The committees are expecting intense media interest in the hearing, where fireworks between the former senior FBI counterintelligence official and Republican lawmakers are all but guaranteed. Strzok became a favorite punching bag of the right last year after the discovery of anti-Trump text messages sent between him and his then-girlfriend, former FBI lawyer Lisa Page.

Both Strzok and Page were involved with both the Hillary Clinton email probe and Special Counsel Robert Mueller’s investigation into Russia’s election interference. Though Page was removed from the Mueller probe as soon as the texts were discovered, some congressional Republicans have taken the messages—one of which included a pledge to “stop” Trump from winning the election—as proof that FBI leadership is hopelessly biased against the President.

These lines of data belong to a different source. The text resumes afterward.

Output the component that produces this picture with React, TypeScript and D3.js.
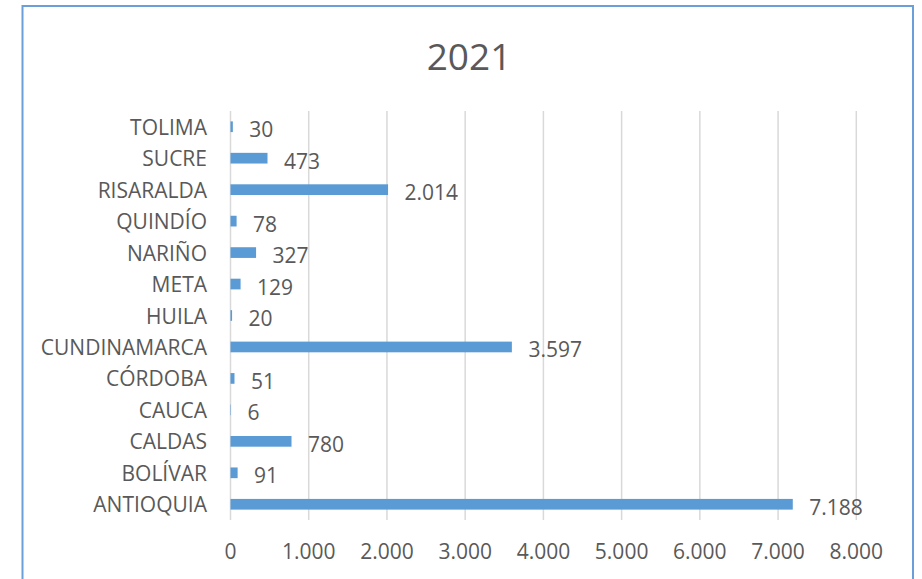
import React from "react";
import * as d3 from "d3";

const categories = ["ANTIOQUIA", "BOLÍVAR", "CALDAS", "CAUCA", "CÓRDOBA", "CUNDINAMARCA", "HUILA", "META", "NARIÑO", "QUINDÍO", "RISARALDA", "SUCRE", "TOLIMA"];
const values = [7188, 91, 780, 6, 51, 3597, 20, 129, 327, 78, 2014, 473, 30];
const tickValues = [0, 1000, 2000, 3000, 4000, 5000, 6000, 7000, 8000];
const title = "2021";

const W = 922, H = 579;
const FONT = "'Open Sans', sans-serif";
const TEXT = "#595959";
const BAR = "#5B9BD5";

const locale = d3.formatLocale({ decimal: ",", thousands: ".", grouping: [3], currency: ["$", ""] });
const fmt = locale.format(",d");

export default function App() {
  const x = d3.scaleLinear().domain([0, 8000]).range([230.5, 856.3]);
  const order = categories.slice().reverse();
  const y = d3.scaleBand<string>().domain(order).range([111, 520]).paddingInner(0.66).paddingOuter(0.33);
  const data = categories.map((c, i) => ({ c, v: values[i] }));
  return (
    <div style={{ position: "absolute", left: 0, top: 0 }}>
      <svg width={W} height={H} style={{ display: "block", background: "#fff" }}>
        <rect x={22.5} y={6} width={890.5} height={H + 10} fill="#fff" stroke="#6A9FDA" strokeWidth={2} />
        <text x={469} y={55} textAnchor="middle" dominantBaseline="central" fontFamily={FONT} fontSize={37} fill={TEXT}>{title}</text>
        {tickValues.map((t) => (
          <g key={t}>
            <line x1={x(t)} x2={x(t)} y1={111} y2={520} stroke="#D9D9D9" strokeWidth={1.5} />
            <text x={x(t)} y={551} textAnchor="middle" dominantBaseline="central" fontFamily={FONT} fontSize={21} fill={TEXT}>{fmt(t)}</text>
          </g>
        ))}
        {data.map((d) => {
          const yy = y(d.c)!;
          const bw = y.bandwidth();
          const cy = yy + bw / 2;
          return (
            <g key={d.c}>
              <rect x={x(0)} y={yy} width={x(d.v) - x(0)} height={bw} fill={BAR} />
              <text x={207} y={cy} textAnchor="end" dominantBaseline="central" fontFamily={FONT} fontSize={21} fill={TEXT}>{d.c}</text>
              <text x={x(d.v) + 16.5} y={cy + 2.5} dominantBaseline="central" fontFamily={FONT} fontSize={21} fill={TEXT}>{fmt(d.v)}</text>
            </g>
          );
        })}
      </svg>
    </div>
  );
}
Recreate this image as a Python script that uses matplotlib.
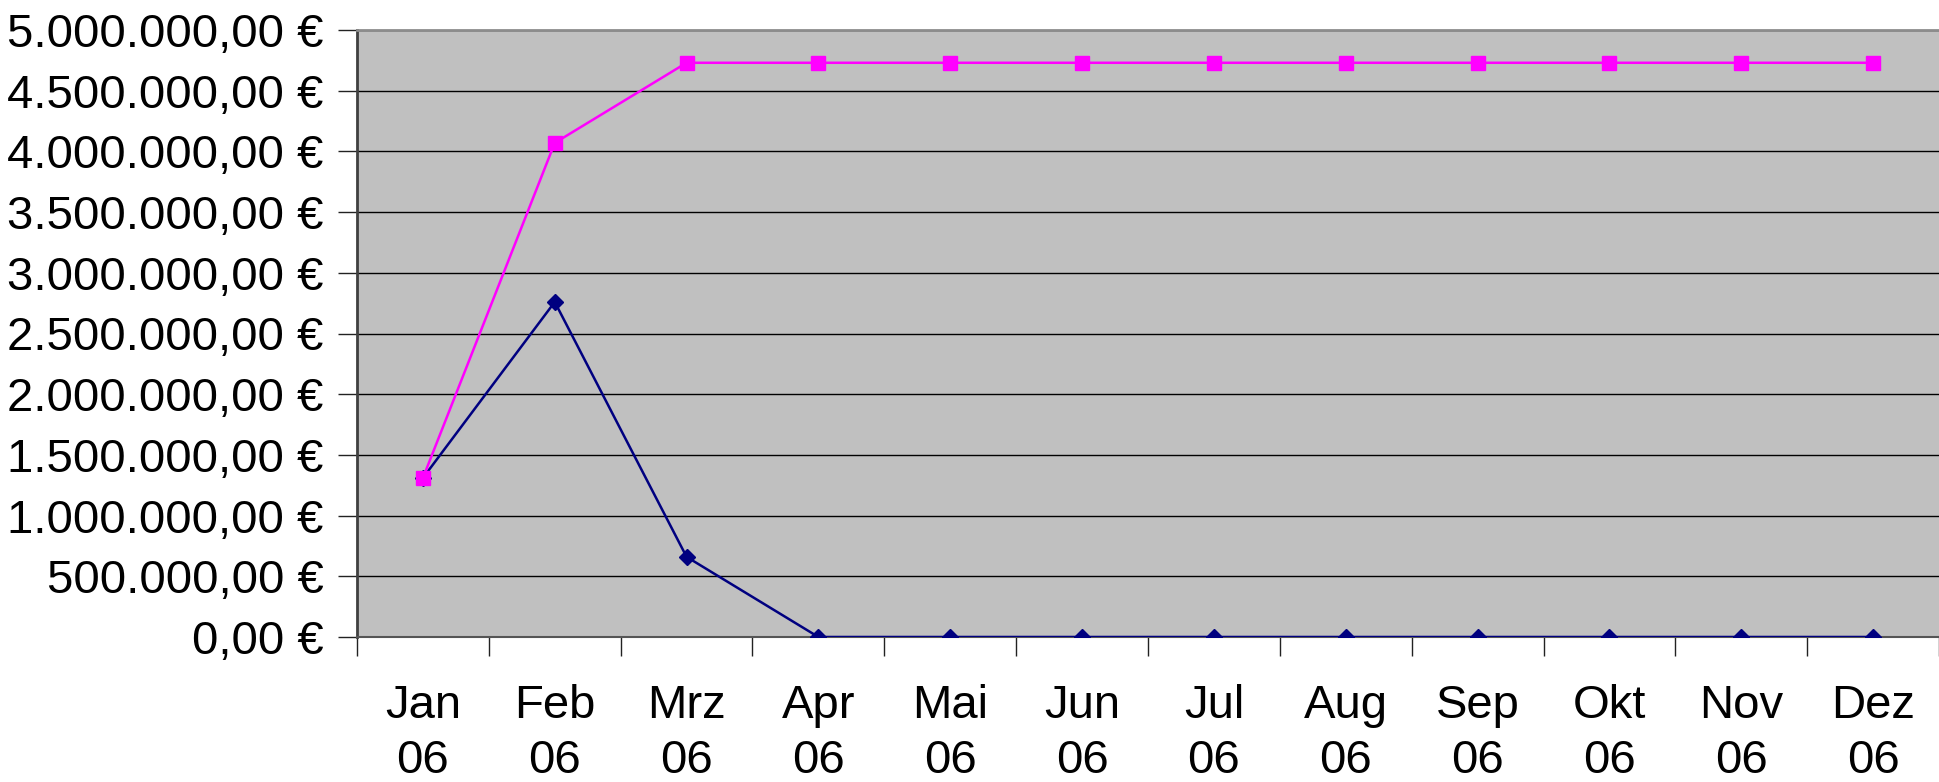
import matplotlib

matplotlib.use("Agg")
import matplotlib.pyplot as plt
from matplotlib.ticker import FuncFormatter, MultipleLocator

months = ["Jan", "Feb", "Mrz", "Apr", "Mai", "Jun", "Jul", "Aug", "Sep", "Okt", "Nov", "Dez"]
year = "06"
monthly = [1310000, 2760000, 660000, 0, 0, 0, 0, 0, 0, 0, 0, 0]
cumulative = [1310000, 4070000, 4730000, 4730000, 4730000, 4730000,
              4730000, 4730000, 4730000, 4730000, 4730000, 4730000]


def euro(value, _pos=None):
    text = f"{value:,.2f}"
    text = text.replace(",", "X").replace(".", ",").replace("X", ".")
    return f"{text} €"


plt.rcParams["font.family"] = ["Liberation Sans", "DejaVu Sans"]

fig = plt.figure(figsize=(19.39, 7.82), dpi=100)
ax = fig.add_axes([357 / 1939, 145 / 782, 1 - 357 / 1939, 607 / 782])
ax.set_facecolor("#C0C0C0")

x = list(range(len(months)))
ax.plot(x, monthly, color="#000080", lw=1.8, marker="D", ms=8.5, zorder=3)
ax.plot(x, cumulative, color="#FF00FF", lw=1.8, marker="s", ms=9.5, zorder=4)

ax.set_xlim(-0.5, 11.42)
ax.set_ylim(0, 5000000)
ax.yaxis.set_major_locator(MultipleLocator(500000))
ax.yaxis.set_major_formatter(FuncFormatter(euro))
ax.grid(axis="y", color="black", lw=1)
ax.set_axisbelow(True)

# ticks sit between the months, labels under each month
ax.set_xticks([i + 0.5 for i in range(-1, 12)], minor=False)
ax.set_xticklabels([])
ax.set_xticks(x, minor=True)
ax.set_xticklabels([f"{m}\n{year}" for m in months], minor=True, fontsize=34, linespacing=1.32)
ax.tick_params(axis="x", which="major", length=14, width=1, color="#222222", direction="out")
ax.tick_params(axis="x", which="minor", length=0, pad=34)
ax.tick_params(axis="y", length=14, width=1, color="#222222", labelsize=34, pad=10)

ax.spines["left"].set_color("#404040")
ax.spines["left"].set_linewidth(2)
ax.spines["bottom"].set_color("#555555")
ax.spines["bottom"].set_linewidth(1.5)
ax.spines["top"].set_color("#8C8C8C")
ax.spines["top"].set_linewidth(2)
ax.spines["right"].set_visible(False)

fig.savefig("out.png", dpi=100)
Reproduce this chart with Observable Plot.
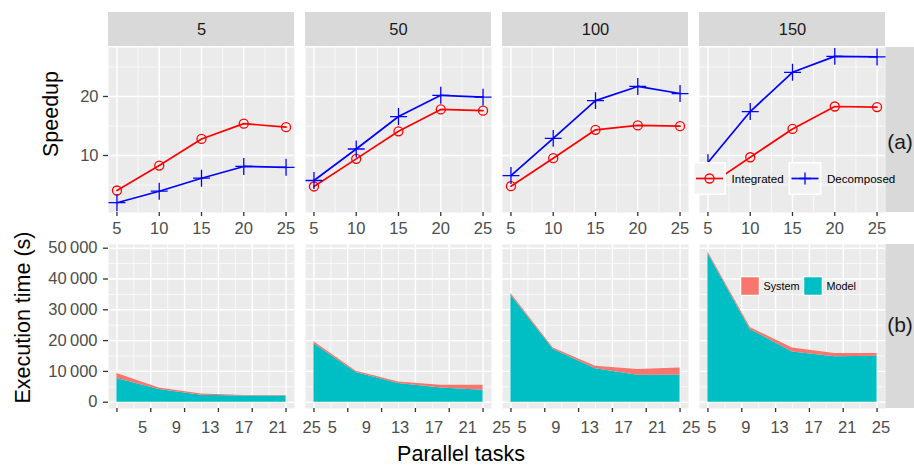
<!DOCTYPE html>
<html>
<head>
<meta charset="utf-8">
<script src="https://cdn.jsdelivr.net/npm/d3@7"></script>
<script src="https://cdn.jsdelivr.net/npm/@observablehq/plot@0.6"></script>
<style>
  body { margin: 0; background: #fff; }
  #fig { position: relative; width: 914px; height: 467px; overflow: hidden; }
  #fig svg { display: block; }
  #overlay { position: absolute; left: 0; top: 0; pointer-events: none; }
</style>
</head>
<body>
<div id="fig"></div>
<script>
// ---------- data ----------
const facets = ["5", "50", "100", "150"];
const tasks = [5, 10, 15, 20, 25];

// Speedup (top row), one inner array per facet
const speedupIntegrated = [
  [4.07, 8.3, 12.8, 15.4, 14.8],
  [4.75, 9.43, 14.1, 17.8, 17.6],
  [4.8, 9.54, 14.35, 15.1, 14.97],
  [4.85, 9.7, 14.5, 18.3, 18.2]
];
const speedupDecomposed = [
  [2.0, 3.95, 6.15, 8.14, 8.0],
  [5.76, 11.1, 16.6, 20.2, 19.9],
  [6.6, 12.9, 19.3, 21.7, 20.5],
  [8.8, 17.45, 24.1, 26.8, 26.7]
];

// Execution time in seconds (bottom row), stacked: Model below, System on top
const timeModel = [
  [7700, 4100, 2300, 2050, 2000],
  [19000, 9640, 6060, 4650, 3900],
  [34700, 17200, 10900, 8760, 8760],
  [48270, 23600, 16340, 14720, 14930]
];
const timeSystem = [
  [1600, 550, 350, 150, 150],
  [600, 420, 540, 850, 1600],
  [600, 400, 800, 1840, 2380],
  [530, 650, 1290, 1080, 870]
];

const topXTicks = [5, 10, 15, 20, 25];
const topXMinor = [7.5, 12.5, 17.5, 22.5];
const topYTicks = [10, 20];
const topYMinor = [5, 15, 25];
const botXTicks = [5, 9, 13, 17, 21, 25];
const botXMinor = [7, 11, 15, 19, 23];
const botYTicks = [0, 10000, 20000, 30000, 40000, 50000];
const botYMinor = [5000, 15000, 25000, 35000, 45000];

const rowLabels = ["(a)", "(b)"];
const speedLegend = ["Integrated", "Decomposed"];
const timeLegend = ["System", "Model"];

// ---------- tables ----------
const intRows = facets.flatMap((k, i) => tasks.map((p, j) => ({k, p, v: speedupIntegrated[i][j]})));
const decRows = facets.flatMap((k, i) => tasks.map((p, j) => ({k, p, v: speedupDecomposed[i][j]})));
const timeRows = facets.flatMap((k, i) => tasks.flatMap((p, j) => [
  {k, p, type: "Model", v: timeModel[i][j]},
  {k, p, type: "System", v: timeSystem[i][j]}
]));
const facetRows = facets.map(k => ({k}));

// ---------- style ----------
const FONT = '"Liberation Sans", Arial, Helvetica, sans-serif';
const RED = "#FF0000", BLUE = "#0000FF";
const SYS = "#F8766D", MOD = "#00BFC4";
const PANEL = "#EBEBEB", STRIP = "#D9D9D9";
const gridMinor = {stroke: "#FFFFFF", strokeOpacity: 1, strokeWidth: 0.7};
const gridMajor = {stroke: "#FFFFFF", strokeOpacity: 1, strokeWidth: 1.4};
const tickStyle = {stroke: "#333333", fill: "#4D4D4D", fontSize: 16.5, strokeWidth: 1.3, label: null};
const centered = {textAnchor: "middle", lineAnchor: "middle"};
const xDomain = [4, 26];
const yTopDomain = [0.34, 28.3];
const yBotDomain = [-2040, 51200];
const fxOpts = {domain: facets, paddingInner: 0.056, paddingOuter: 0, axis: null, label: null};
const labelShift = [25.6, 18.5, 11.1, 4]; // tick labels of lower row sit right of their ticks
const fmtTime = d => d === 0 ? "0" : d3.format(",")(d).replace(/,/g, "\u2009");

// ---------- top row: speedup ----------
const topPlot = Plot.plot({
  width: 914, height: 240,
  marginTop: 47, marginBottom: 28, marginLeft: 107, marginRight: 29,
  style: {fontFamily: FONT, fontSize: "16.5px", background: "transparent", overflow: "visible"},
  fx: fxOpts,
  x: {domain: xDomain, label: null},
  y: {domain: yTopDomain, label: null},
  marks: [
    Plot.frame({fill: PANEL}),
    Plot.gridX(topXMinor, gridMinor),
    Plot.gridY(topYMinor, gridMinor),
    Plot.gridX(topXTicks, gridMajor),
    Plot.gridY(topYTicks, gridMajor),
    // column strips
    Plot.rect(facetRows, {fx: "k", x1: () => xDomain[0], x2: () => xDomain[1],
      y1: () => yTopDomain[1], y2: () => yTopDomain[1], insetTop: -35, insetBottom: 1, fill: STRIP}),
    Plot.text(facetRows, {fx: "k", text: "k", frameAnchor: "top", ...centered, dy: -18, fill: "#1A1A1A", fontSize: 16.5}),
    // row strip
    Plot.rect([{k: "150"}], {fx: "k", x1: () => xDomain[1], x2: () => xDomain[1],
      y1: () => yTopDomain[0], y2: () => yTopDomain[1], insetLeft: 0.5, insetRight: -40, fill: STRIP}),
    Plot.text([{k: "150"}], {fx: "k", text: () => rowLabels[0], frameAnchor: "right", ...centered,
      dx: 14.5, dy: 12, fontSize: 21, fill: "#1A1A1A"}),
    Plot.axisX(topXTicks, {...tickStyle, tickSize: 4, tickPadding: 6}),
    Plot.axisY(topYTicks, {...tickStyle, tickSize: 5, tickPadding: 5}),
    Plot.line(intRows, {fx: "k", x: "p", y: "v", stroke: RED, strokeWidth: 1.7}),
    Plot.line(decRows, {fx: "k", x: "p", y: "v", stroke: BLUE, strokeWidth: 1.7}),
    Plot.dot(intRows, {fx: "k", x: "p", y: "v", r: 4.5, stroke: RED, strokeWidth: 1.3, fill: "none"}),
    Plot.dot(decRows, {fx: "k", x: "p", y: "v", symbol: "plus", r: 5.5, stroke: BLUE, strokeWidth: 1.3}),
    Plot.text([{k: "5"}], {fx: "k", text: () => "Speedup", frameAnchor: "left", ...centered, rotate: -90,
      dx: -57, dy: -16, fontSize: 21.5, fill: "#000"})
  ]
});

// ---------- bottom row: execution time ----------
const botPlot = Plot.plot({
  width: 914, height: 227,
  marginTop: 4, marginBottom: 59, marginLeft: 107, marginRight: 29,
  style: {fontFamily: FONT, fontSize: "16.5px", background: "transparent", overflow: "visible"},
  fx: fxOpts,
  x: {domain: xDomain, label: null},
  y: {domain: yBotDomain, label: null},
  color: {domain: timeLegend, range: [SYS, MOD]},
  marks: [
    Plot.frame({fill: PANEL}),
    Plot.gridX(botXMinor, gridMinor),
    Plot.gridY(botYMinor, gridMinor),
    Plot.gridX(botXTicks, gridMajor),
    Plot.gridY(botYTicks, gridMajor),
    Plot.rect([{k: "150"}], {fx: "k", x1: () => xDomain[1], x2: () => xDomain[1],
      y1: () => yBotDomain[0], y2: () => yBotDomain[1], insetLeft: 0.5, insetRight: -40, fill: STRIP}),
    Plot.text([{k: "150"}], {fx: "k", text: () => rowLabels[1], frameAnchor: "right", ...centered,
      dx: 14.5, dy: -1, fontSize: 21, fill: "#1A1A1A"}),
    Plot.areaY(timeRows, {fx: "k", x: "p", y: "v", fill: "type", order: ["Model", "System"]}),
    Plot.axisX(botXTicks, {...tickStyle, tickSize: 4, tickFormat: () => ""}),
    ...facets.map((k, i) => Plot.text(botXTicks.map(t => ({k, t})), {
      fx: "k", x: "t", text: d => String(d.t), frameAnchor: "bottom", ...centered,
      dy: 19.5, dx: labelShift[i], fill: "#4D4D4D", fontSize: 16.5
    })),
    Plot.axisY(botYTicks, {...tickStyle, tickSize: 5, tickPadding: 6, tickFormat: fmtTime}),
    Plot.text([{k: "5"}], {fx: "k", text: () => "Execution time (s)", frameAnchor: "left", ...centered, rotate: -90,
      dx: -85.6, dy: -9, fontSize: 21.5, fill: "#000"}),
    Plot.text([{k: "50"}], {fx: "k", text: () => "Parallel tasks", frameAnchor: "bottom", ...centered,
      dx: 62.5, dy: 46, fontSize: 21.5, fill: "#000"})
  ]
});

const fig = document.getElementById("fig");
fig.append(topPlot, botPlot);

// ---------- legends (overlay) ----------
const ov = d3.select(fig).append("svg").attr("id", "overlay")
  .attr("width", 914).attr("height", 467)
  .style("font-family", FONT);

// speedup legend
const keyTop = 162, keySize = 33;
const spKeys = [{x: 693, label: speedLegend[0], color: RED, sym: "circle"},
                {x: 788.5, label: speedLegend[1], color: BLUE, sym: "plus"}];
spKeys.forEach(k => {
  const g = ov.append("g");
  g.append("rect").attr("x", k.x + 0.75).attr("y", keyTop + 0.75)
    .attr("width", keySize - 1.5).attr("height", keySize - 1.5)
    .attr("fill", "#F2F2F2").attr("stroke", "#fff").attr("stroke-width", 1.5);
  const cx = k.x + keySize / 2, cy = keyTop + keySize / 2;
  g.append("line").attr("x1", k.x + 3).attr("x2", k.x + keySize - 3).attr("y1", cy).attr("y2", cy)
    .attr("stroke", k.color).attr("stroke-width", 1.7);
  if (k.sym === "circle") {
    g.append("circle").attr("cx", cx).attr("cy", cy).attr("r", 4.5)
      .attr("fill", "none").attr("stroke", k.color).attr("stroke-width", 1.3);
  } else {
    g.append("path").attr("d", `M${cx - 6},${cy}H${cx + 6}M${cx},${cy - 6}V${cy + 6}`)
      .attr("stroke", k.color).attr("stroke-width", 1.3);
  }
  g.append("text").attr("x", k.x + keySize + 5.5).attr("y", cy).attr("dy", "0.35em")
    .attr("font-size", 11.6).attr("fill", "#000").text(k.label);
});

// time legend
const tKeys = [{x: 740, label: timeLegend[0], color: SYS},
               {x: 803, label: timeLegend[1], color: MOD}];
tKeys.forEach(k => {
  const g = ov.append("g");
  g.append("rect").attr("x", k.x + 0.6).attr("y", 276.6).attr("width", 18.8).attr("height", 18.8)
    .attr("fill", k.color).attr("stroke", "#fff").attr("stroke-width", 1.3);
  g.append("text").attr("x", k.x + 23.5).attr("y", 286).attr("dy", "0.35em")
    .attr("font-size", 10.8).attr("fill", "#000").text(k.label);
});
</script>
</body>
</html>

The conduct of the two officials was examined at length by the Justice Department Inspector General Michael Horowitz in a report released last month. Horowitz concluded that they displayed clear bias against Trump, but that their personal feelings did not interfere with the work they performed on the two investigations.

Congressional Republicans heaped scorn on that assessment, while Trump said the report completely vindicated his claims that the Russia investigation was a “witch hunt.”

In an 11-hour, closed-door marathon interview to the joint committees last week, Strzok insisted that he did not intend to act on any of the “intimate” comments he made to Page.